President Trump signed a trio of executive orders he said are aimed at cracking down on crime, though none of them appear as though they'll have an immediate impact on law enforcement.
"I'm signing three executive actions today designed to restore safety in America," Trump announced from the Oval Office as he swore in Attorney General Jeff Sessions, saying the first would "Break the back of the criminal cartels that have spread across our nation and are destroying the blood of our youth."
The others create a task force on reducing violent crime and instruct Sessions to implement a plan to stop crime against law enforcement officers.
"A new era of justice begins and it begins right now," Trump said.
The White House, as has become habit, didn't put out the text of the orders until hours after he signed them — two hours in this case. The orders themselves are short in length and on specifics, though it appears all three are fairly toothless in terms of how much they’ll change things on their own. Sessions’ ascension to attorney general will undoubtedly create a massive change in the DOJ’s focus on law enforcement and civil rights, however.
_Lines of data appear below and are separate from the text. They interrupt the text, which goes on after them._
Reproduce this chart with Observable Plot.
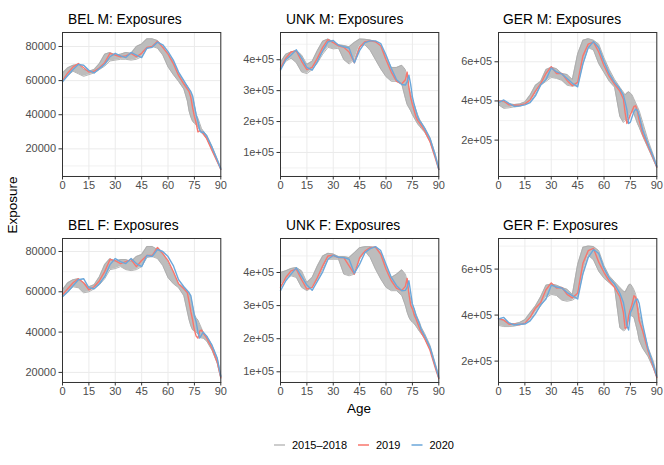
<!DOCTYPE html>
<html><head><meta charset="utf-8">
<script src="https://cdn.jsdelivr.net/npm/d3@7"></script>
<script src="https://cdn.jsdelivr.net/npm/@observablehq/plot@0.6"></script>
<style>
body{margin:0;background:#fff;font-family:"Liberation Sans",Arial,sans-serif;}
#wrap{position:relative;width:664px;height:465px;overflow:hidden;background:#fff}
.panel{position:absolute}
.title{position:absolute;font-size:13.8px;color:#000;white-space:nowrap;line-height:16px}
.axt{position:absolute;font-size:13.5px;color:#000;white-space:nowrap;line-height:16px}
#legend{position:absolute;left:0;top:437px;width:664px;height:16px}
</style>
</head><body><div id="wrap"></div>
<script>
// ages (x values) shared by all panels
const ages = [0,3,6,9,12,15,18,21,24,27,30,33,36,39,42,45,48,51,54,57,60,63,66,69,71,72,73,74,75,76,77,78,79,80,82,85,88,90];
const xTicks = [0,15,30,45,60,75,90];
const legendLabels = ["2015\u20132018","2019","2020"];

// Values in thousands. min/max = range of the 2015-2018 lines
const belM_2020 = [59.3,63,66.5,69.5,69,66,64.5,67,69.5,74,76,74.5,73.5,76.5,75,73.5,79,79.5,82.5,81,77,72,65,60, 56.5,55,53.5,51,45,40,36,31,29.5,30, 27.5,21,13.5,8.2];
const belM_2019 = [60,64.5,68,70,67.5,65,65.5,67.5,70.5,76,75,74,74.5,76,74,76,79.5,80,83,79.5,75.5,70,63,58, 55,53.5,50,44,39,35,30,30.5,30,29, 26,19,12.5,8];
const belM_min  = [60.5,63,65.5,64,62.5,63.5,64.5,66.5,68.5,71.5,72,72.5,72.5,72,72.5,74,79,80,79,75,68,63.5,59.5,55, 48,42,38.5,36,35,34,33,31,29.5,28.5, 26,19.5,12.5,8];
const belM_max  = [64.5,67.5,69,69.5,66.5,65.5,66.5,70,75.5,76.5,75,75.5,76.5,76,80,81.5,84.5,84.5,83.5,80,76,71,64.5,59.5, 57,55,53,50,46,40,38,35,32,30.5, 28,21.5,14,9];

const unkM_2020 = [366,400,415,432,405,375,366,394,429,458,462,447,442,438,390,430,455,461,461,452,415,372,335,320, 318,328,350,320,280,255,235,215,203,196, 178,145,90,46];
const unkM_2019 = [372,405,425,428,395,368,375,405,440,465,455,445,440,425,390,440,458,461,458,445,400,360,330,322, 335,360,310,278,255,235,215,203,196,188, 170,135,82,45];
const unkM_min  = [370,395,405,390,360,355,368,390,418,440,435,437,400,386,400,445,448,430,400,370,345,330,330,320, 275,255,245,235,222,212,202,192,185,178, 165,135,85,45];
const unkM_max  = [392,418,425,430,415,385,395,430,460,467,458,448,446,442,456,467,466,464,458,445,410,375,375,382, 368,340,310,290,270,255,238,222,208,198, 180,148,95,52];

const gerM_2020 = [392,405,388,372,375,380,392,426,482,510,568,548,538,515,490,472,590,672,703,672,600,538,495,462, 430,395,355,285,292,320,345,358,352,325, 250,180,115,65];
const gerM_2019 = [400,400,380,378,378,385,405,450,488,540,575,540,540,505,478,495,630,690,700,650,580,525,485,450, 410,340,285,305,330,350,372,375,345,300, 230,170,108,62];
const gerM_min  = [380,362,365,370,372,382,395,435,480,500,520,515,505,480,475,480,590,672,660,590,545,500,470,320, 290,300,300,315,335,345,335,310,285,265, 220,160,100,60];
const gerM_max  = [400,395,385,382,385,395,430,480,500,560,572,565,540,535,510,640,710,718,710,690,620,560,510,470, 445,430,440,447,440,430,410,390,370,350, 290,200,125,70];

const belF_2020 = [57.5,60,63,66,66.5,62,61.5,64,67.5,73.5,76.5,75,74,76.5,74,72.5,78,77.5,81,80,77.5,73,66,62.5, 60.5,59.5,58,53,48,45,40,37,38.5,40, 38,33.5,27,18];
const belF_2019 = [58.5,61.5,64.5,66.5,64.5,61,62.5,65.5,70,76,75.5,74,75,76,72.5,75.5,78,78,82,79,75.5,70,64,61.5, 59.5,55,50,46,41,38,37,40.5,41,39.5, 37,32,25,17.5];
const belF_min  = [57.5,60,62.5,62,59.5,60,61.5,63.5,66.5,71,71.5,72.5,71,70.5,71,72.5,77,77.5,76.5,73,67,64,62,58, 50,46,43,41,40.5,40,39,38,37,37, 35.5,31,24.5,17];
const belF_max  = [61,64.5,66,66.5,64.5,62.5,63.5,67.5,73.5,76.5,75,76,76,75,77.5,78.5,82.5,82.5,81,79,74.5,69,64,62, 60,59,57,53,49,47,46,44,42,40, 38,33.5,27,18.5];

const unkF_2020 = [345,375,395,414,388,362,346,374,402,440,452,446,445,440,398,425,460,472,478,466,425,385,360,345, 346,355,375,340,305,290,270,258,245,228, 208,175,120,83];
const unkF_2019 = [355,385,405,410,378,350,355,385,420,450,452,445,445,420,395,445,465,475,477,455,410,375,352,346, 358,382,335,302,290,272,260,246,232,220, 200,165,112,80];
const unkF_min  = [360,380,390,385,355,345,355,380,410,440,440,440,395,390,395,440,465,445,410,380,355,345,345,330, 300,280,265,255,250,245,238,230,222,215, 200,168,115,80];
const unkF_max  = [400,405,412,415,405,370,385,420,450,458,456,448,448,445,460,475,478,478,475,460,420,385,395,408, 395,375,345,320,300,290,275,262,250,235, 215,180,125,88];

const gerF_2020 = [383,390,366,357,360,361,375,405,445,470,530,522,518,498,485,470,580,650,685,668,603,560,535,495, 455,412,354,335,411,426,448,465,470,450, 360,255,185,133];
const gerF_2019 = [385,378,360,360,358,365,390,430,455,510,540,518,520,490,475,495,625,680,690,630,585,548,520,480, 412,343,346,397,426,448,484,477,433,375, 330,245,175,128];
const gerF_min  = [355,350,350,352,358,365,380,410,440,475,490,485,465,460,465,480,580,660,640,590,560,540,520,345, 332,335,360,380,400,395,390,360,330,290, 255,220,170,130];
const gerF_max  = [380,380,365,362,368,380,410,440,480,530,535,530,520,512,490,620,695,700,698,680,615,570,545,520, 505,500,515,530,535,525,510,490,450,410, 350,260,200,140];

const belTicks = [20000,40000,60000,80000];
const unkTicks = [100000,200000,300000,400000];
const gerTicks = [200000,400000,600000];

const colGrey = "#bdbdbd", colRed = "#F8766D", colBlue = "#6BA7DA";

const panels = [
  {title:"BEL M: Exposures", fl:62.3, ft:31.7, dom:[3800,88200], ticks:belTicks, minor:[10000,30000,50000,70000], sci:false, d:[belM_min,belM_max,belM_2019,belM_2020], tx:68, ty:12},
  {title:"UNK M: Exposures", fl:280.4, ft:31.7, dom:[22300,488000], ticks:unkTicks, minor:[50000,150000,250000,350000,450000], sci:true, d:[unkM_min,unkM_max,unkM_2019,unkM_2020], tx:286, ty:12},
  {title:"GER M: Exposures", fl:498.4, ft:31.7, dom:[14300,749500], ticks:gerTicks, minor:[100000,300000,500000,700000], sci:true, d:[gerM_min,gerM_max,gerM_2019,gerM_2020], tx:503, ty:12},
  {title:"BEL F: Exposures", fl:62.3, ft:237.7, dom:[15000,86450], ticks:belTicks, minor:[30000,50000,70000], sci:false, d:[belF_min,belF_max,belF_2019,belF_2020], tx:68, ty:218},
  {title:"UNK F: Exposures", fl:280.4, ft:237.7, dom:[67700,502700], ticks:unkTicks, minor:[150000,250000,350000,450000], sci:true, d:[unkF_min,unkF_max,unkF_2019,unkF_2020], tx:286, ty:218},
  {title:"GER F: Exposures", fl:498.4, ft:237.7, dom:[107000,733000], ticks:gerTicks, minor:[300000,500000,700000], sci:true, d:[gerF_min,gerF_max,gerF_2019,gerF_2020], tx:503, ty:218}
];

const ML = 56, MR = 4, MT = 4, MB = 22, W = 158.3, H = 144;
const wrap = document.getElementById("wrap");

function fmt(sci){ return sci ? (d => (d/1e5) + "e+05") : (d => String(d)); }

for (const p of panels) {
  const [mn, mx, r, b] = p.d;
  const rows = ages.map((a, i) => ({age:a, lo:mn[i]*1000, hi:mx[i]*1000, y2019:r[i]*1000, y2020:b[i]*1000}));
  const svg = Plot.plot({
    width: ML + W + MR, height: MT + H + MB,
    marginLeft: ML, marginRight: MR, marginTop: MT, marginBottom: MB,
    x: {domain:[0,90]},
    y: {domain: p.dom},
    style: {fontFamily:"'Liberation Sans', Arial, sans-serif", fontSize:"11px", color:"#4d4d4d", background:"transparent", overflow:"visible"},
    marks: [
      Plot.gridY(p.minor, {stroke:"#efefef", strokeOpacity:1, strokeWidth:0.8}),
      Plot.gridY(p.ticks, {stroke:"#ebebeb", strokeOpacity:1, strokeWidth:1}),
      Plot.gridX(xTicks, {stroke:"#ebebeb", strokeOpacity:1, strokeWidth:1}),
      Plot.areaY(rows, {x:"age", y1:"lo", y2:"hi", fill:colGrey, fillOpacity:1}),
      Plot.line(rows, {x:"age", y:"lo", stroke:"#acacac", strokeWidth:0.9}),
      Plot.line(rows, {x:"age", y:"hi", stroke:"#acacac", strokeWidth:0.9}),
      Plot.line(rows, {x:"age", y:"y2019", stroke:colRed, strokeWidth:1.4}),
      Plot.line(rows, {x:"age", y:"y2020", stroke:colBlue, strokeWidth:1.4}),
      Plot.frame({stroke:"#333", strokeWidth:1}),
      Plot.axisX(xTicks, {tickSize:3.5, tickPadding:1.5, label:null, stroke:"#333", fill:"#4d4d4d"}),
      Plot.axisY(p.ticks, {tickSize:3.5, tickPadding:3, label:null, tickFormat:fmt(p.sci), stroke:"#333", fill:"#4d4d4d"})
    ]
  });
  const div = document.createElement("div");
  div.className = "panel";
  div.style.left = (p.fl - ML) + "px";
  div.style.top = (p.ft - MT) + "px";
  div.appendChild(svg);
  wrap.appendChild(div);
  const t = document.createElement("div");
  t.className = "title";
  t.style.left = p.tx + "px";
  t.style.top = p.ty + "px";
  t.textContent = p.title;
  wrap.appendChild(t);
}

// axis titles
const ageT = document.createElement("div");
ageT.className = "axt"; ageT.textContent = "Age";
ageT.style.left = "347px"; ageT.style.top = "401px";
wrap.appendChild(ageT);
const expT = document.createElement("div");
expT.className = "axt"; expT.textContent = "Exposure";
expT.style.left = "-16px"; expT.style.top = "197px";
expT.style.transform = "rotate(-90deg)";
wrap.appendChild(expT);

// legend
const leg = d3.select("#wrap").append("svg").attr("id","legend").attr("width",664).attr("height",16);
const legItems = [
  {label:legendLabels[0], color:colGrey, x:274},
  {label:legendLabels[1], color:colRed, x:358},
  {label:legendLabels[2], color:colBlue, x:411.5}
];
for (const it of legItems) {
  leg.append("line").attr("x1", it.x).attr("x2", it.x + 11).attr("y1", 8).attr("y2", 8)
    .attr("stroke", it.color).attr("stroke-width", 1.5);
  leg.append("text").attr("x", it.x + 18).attr("y", 12)
    .attr("font-size", "11px").attr("font-family","'Liberation Sans', Arial, sans-serif").attr("fill","#000").text(it.label);
}
</script>
</body></html>
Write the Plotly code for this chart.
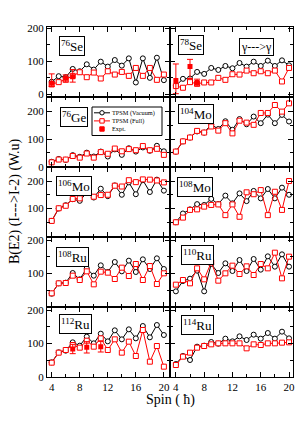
import plotly.graph_objects as go
from plotly.subplots import make_subplots

spins = list(range(4, 21))

# TPSM (Vacuum) / TPSM (Full) values, spin 4..20
se76_vac = [38, 55, 52, 77, 70, 91, 75, 99, 84, 104, 87, 109, 36, 109, 50, 111, 43]
se76_full = [30, 37, 45, 56, 67, 52, 66, 48, 70, 60, 68, 56, 80, 56, 80, 44, 60]
se76_exp_spin = [4, 6, 7]
se76_exp = [34, 49, 53]
se76_exp_up = [28, 10, 22]
se76_exp_dn = [10, 12, 16]

se78_vac = [26, 47, 48, 68, 62, 80, 74, 86, 79, 95, 84, 99, 86, 102, 86, 103, 88]
se78_full = [25, 20, 37, 32, 36, 36, 50, 44, 61, 60, 72, 64, 70, 64, 72, 39, 80]
se78_exp_spin = [4, 6, 7]
se78_exp = [42, 84, 36]
se78_exp_up = [50, 22, 10]
se78_exp_dn = [40, 36, 10]

ge76_vac = [18, 28, 25, 42, 36, 51, 37, 55, 37, 63, 43, 67, 55, 70, 58, 76, 56]
ge76_full = [16, 26, 26, 39, 33, 48, 33, 53, 47, 66, 56, 64, 60, 75, 60, 65, 43]

mo104_vac = [55, 92, 106, 128, 124, 153, 137, 165, 134, 173, 154, 182, 158, 189, 158, 188, 164]
mo104_full = [55, 92, 106, 130, 124, 146, 131, 158, 121, 167, 160, 152, 195, 195, 224, 200, 230]

mo106_vac = [55, 100, 112, 134, 128, 158, 140, 172, 145, 184, 150, 195, 152, 203, 160, 205, 165]
mo106_full = [55, 101, 110, 135, 137, 158, 143, 149, 150, 183, 180, 203, 196, 206, 205, 202, 195]

mo108_vac = [50, 82, 97, 116, 113, 135, 116, 147, 119, 155, 127, 164, 137, 171, 137, 176, 150]
mo108_full = [50, 67, 95, 97, 107, 113, 115, 76, 115, 70, 159, 152, 167, 76, 161, 95, 200]

ru108_vac = [39, 70, 72, 101, 82, 115, 93, 124, 104, 134, 106, 138, 104, 142, 113, 145, 113]
ru108_full = [40, 70, 71, 93, 80, 106, 67, 105, 102, 83, 117, 92, 128, 80, 122, 68, 100]

ru110_vac = [46, 77, 84, 108, 46, 128, 101, 130, 107, 140, 107, 143, 111, 151, 120, 157, 120]
ru110_full = [66, 80, 70, 115, 82, 133, 78, 100, 123, 98, 121, 95, 128, 115, 162, 85, 150]

ru112_vac = [43, 73, 78, 103, 93, 120, 100, 129, 106, 139, 112, 142, 115, 152, 118, 155, 125]
ru112_full = [42, 72, 80, 95, 87, 108, 90, 115, 80, 112, 72, 105, 62, 140, 45, 92, 30]
ru112_exp_spin = [7, 9, 11]
ru112_exp = [83, 88, 90]
ru112_exp_err = [14, 17, 16]

ru114_vac = [38, 62, 50, 90, 93, 104, 99, 114, 106, 121, 110, 126, 114, 131, 114, 135, 115]
ru114_full = [35, 60, 72, 87, 92, 97, 100, 100, 100, 100, 85, 97, 95, 100, 100, 102, 103]

# panel: (row, col, mass, element, vac, full)
panels = [
    (1, 1, "76", "Se", se76_vac, se76_full),
    (1, 2, "78", "Se", se78_vac, se78_full),
    (2, 1, "76", "Ge", ge76_vac, ge76_full),
    (2, 2, "104", "Mo", mo104_vac, mo104_full),
    (3, 1, "106", "Mo", mo106_vac, mo106_full),
    (3, 2, "108", "Mo", mo108_vac, mo108_full),
    (4, 1, "108", "Ru", ru108_vac, ru108_full),
    (4, 2, "110", "Ru", ru110_vac, ru110_full),
    (5, 1, "112", "Ru", ru112_vac, ru112_full),
    (5, 2, "114", "Ru", ru114_vac, ru114_full),
]
label_offsets = {  # (px from left, px from top) of label boxes
    (1, 1): (12, 9), (1, 2): (8, 8), (2, 1): (13, 10), (2, 2): (8, 7),
    (3, 1): (9, 9), (3, 2): (7, 10), (4, 1): (9, 10), (4, 2): (11, 8),
    (5, 1): (12, 7), (5, 2): (11, 8),
}

row_ranges = {1: [-8, 204], 2: [-1, 253], 3: [-3.5, 251], 4: [-1, 209], 5: [-1, 209]}
row_tickvals = {1: [0, 100, 200], 2: [0, 100, 200], 3: [100, 200],
                4: [100, 200], 5: [0, 100, 200]}
col_ranges = {1: [3.33, 20.8], 2: [3.1, 20.56]}
col_w = {1: 122.5, 2: 123.5}
row_h = 70.0

FONT = "Liberation Serif"
RED = "#ff0000"


def axref(idx):
    return "" if idx == 1 else str(idx)


fig = make_subplots(rows=5, cols=2, horizontal_spacing=0, vertical_spacing=0,
                    column_widths=[122.5, 123.5])

for (r, c, mass, el, vac, full) in panels:
    fig.add_trace(go.Scatter(x=spins, y=vac, mode="lines+markers",
                             line=dict(color="black", width=1),
                             marker=dict(symbol="circle", size=5, color="white",
                                         line=dict(color="black", width=1)),
                             showlegend=False), row=r, col=c)
    fig.add_trace(go.Scatter(x=spins, y=full, mode="lines+markers",
                             line=dict(color=RED, width=1),
                             marker=dict(symbol="square", size=5, color="white",
                                         line=dict(color=RED, width=1)),
                             showlegend=False), row=r, col=c)


def add_exp(xs, ys, up, dn, r, c):
    fig.add_trace(go.Scatter(x=xs, y=ys, mode="markers",
                             marker=dict(symbol="square", size=5, color=RED),
                             error_y=dict(type="data", array=up, arrayminus=dn,
                                          color=RED, thickness=1, width=3),
                             showlegend=False), row=r, col=c)


add_exp(se76_exp_spin, se76_exp, se76_exp_up, se76_exp_dn, 1, 1)
add_exp(se78_exp_spin, se78_exp, se78_exp_up, se78_exp_dn, 1, 2)
add_exp(ru112_exp_spin, ru112_exp, ru112_exp_err, ru112_exp_err, 5, 1)

axis_common = dict(showline=True, linecolor="black", linewidth=1, mirror="ticks",
                   ticks="inside", tickcolor="black", showgrid=False, zeroline=False,
                   automargin=False,
                   tickfont=dict(family=FONT, size=11, color="black"))

for r in range(1, 6):
    for c in range(1, 3):
        fig.update_xaxes(range=col_ranges[c], tickmode="linear", tick0=0, dtick=4,
                         ticklen=5, showticklabels=(r == 5),
                         minor=dict(tickmode="linear", tick0=0, dtick=2, ticks="inside",
                                    ticklen=3, tickcolor="black"),
                         row=r, col=c, **axis_common)
        fig.update_yaxes(range=row_ranges[r], tickmode="array", tickvals=row_tickvals[r],
                         ticklen=5, showticklabels=(c == 1),
                         minor=dict(tickmode="linear", tick0=0, dtick=50, ticks="inside",
                                    ticklen=3, tickcolor="black"),
                         row=r, col=c, **axis_common)

annotations = []
for (r, c, mass, el, vac, full) in panels:
    idx = (r - 1) * 2 + c
    ox, oy = label_offsets[(r, c)]
    annotations.append(dict(
        xref=f"x{axref(idx)} domain", yref=f"y{axref(idx)} domain",
        x=ox / col_w[c], y=1 - oy / row_h, xanchor="left", yanchor="top",
        text=f"<sup>{mass}</sup>{el}", showarrow=False,
        font=dict(family=FONT, size=13, color="black"),
        bordercolor="black", borderwidth=1, borderpad=1, bgcolor="white"))

annotations.append(dict(xref="x2 domain", yref="y2 domain", x=69.5 / col_w[2],
                        y=1 - 11 / row_h, xanchor="left", yanchor="top",
                        text="γ--->γ", showarrow=False,
                        font=dict(family=FONT, size=12, color="black"),
                        bordercolor="black", borderwidth=1, borderpad=1, bgcolor="white"))

annotations.append(dict(xref="paper", yref="paper", x=0.5, y=-0.066,
                        xanchor="center", yanchor="middle", text="Spin ( ħ)",
                        showarrow=False, font=dict(family=FONT, size=14, color="black")))
annotations.append(dict(xref="paper", yref="paper", x=-0.13, y=0.5,
                        xanchor="center", yanchor="middle", textangle=-90,
                        text="B(E2) (I--->I-2) (W.u)", showarrow=False,
                        font=dict(family=FONT, size=14, color="black")))

# Legend drawn in the 76Ge panel (axis 3)
shapes = []
lx0, lx1 = (92 - 47) / col_w[1], (162 - 47) / col_w[1]
ly0, ly1 = 1 - 38.5 / row_h, 1 - 10 / row_h
shapes.append(dict(type="rect", xref="x3 domain", yref="y3 domain", x0=lx0, x1=lx1,
                   y0=ly0, y1=ly1, line=dict(color="black", width=1), fillcolor="white",
                   layer="above"))
seg0, seg1 = (94 - 47) / col_w[1], (110 - 47) / col_w[1]
mid = (seg0 + seg1) / 2
line_gap = 8.1
y_first = 15.8
leg_items = [("black", "circle"), (RED, "square"), (RED, "filled")]
mw = 2.2 / col_w[1]
mh = 2.2 / row_h
for i, (col, kind) in enumerate(leg_items):
    yy = 1 - (y_first + i * line_gap) / row_h
    if kind != "filled":
        shapes.append(dict(type="line", xref="x3 domain", yref="y3 domain", x0=seg0,
                           x1=seg1, y0=yy, y1=yy, line=dict(color=col, width=1),
                           layer="above"))
        shapes.append(dict(type="circle" if kind == "circle" else "rect",
                           xref="x3 domain", yref="y3 domain",
                           x0=mid - mw, x1=mid + mw, y0=yy - mh, y1=yy + mh,
                           line=dict(color=col, width=1), fillcolor="white", layer="above"))
    else:
        shapes.append(dict(type="rect", xref="x3 domain", yref="y3 domain",
                           x0=mid - mw, x1=mid + mw, y0=yy - mh, y1=yy + mh,
                           line=dict(color=col, width=1), fillcolor=col, layer="above"))
annotations.append(dict(xref="x3 domain", yref="y3 domain", x=(111 - 47) / col_w[1],
                        y=1 - (y_first + line_gap) / row_h, xanchor="left",
                        yanchor="middle", align="left",
                        text="TPSM (Vacuum)<br>TPSM (Full)<br>Expt.",
                        showarrow=False, borderpad=0,
                        font=dict(family=FONT, size=6.3, color="black")))

fig.update_layout(width=299, height=423, margin=dict(l=47, r=6, t=27, b=46),
                  paper_bgcolor="white", plot_bgcolor="white",
                  annotations=annotations, shapes=shapes, showlegend=False)

fig.write_html("out.html", config={"displayModeBar": False},
               post_script="document.body.style.margin='0';document.body.style.padding='0';")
The executive order targeting cartels orders law enforcement to “give a high priority and devote sufficient resources to efforts to identify, interdict, disrupt, and dismantle transnational criminal organizations and subsidiary organizations.”
The only implementation aspects of that order refer back to an existing interagency Threat Mitigation Working Group that was created under President Obama to help coordinate different government agencies’ working together.
The second orders create a task force to make future recommendations on reducing crime, while the third calls for DOJ officials to “develop a strategy” to use current federal laws “to prosecute individuals who commit or attempt to commit crimes of violence” against police officers.
Trump made border issues and crime central parts of his presidential campaign and has made lofty promises about improving border security with a wall and lowering crime rates since he became president.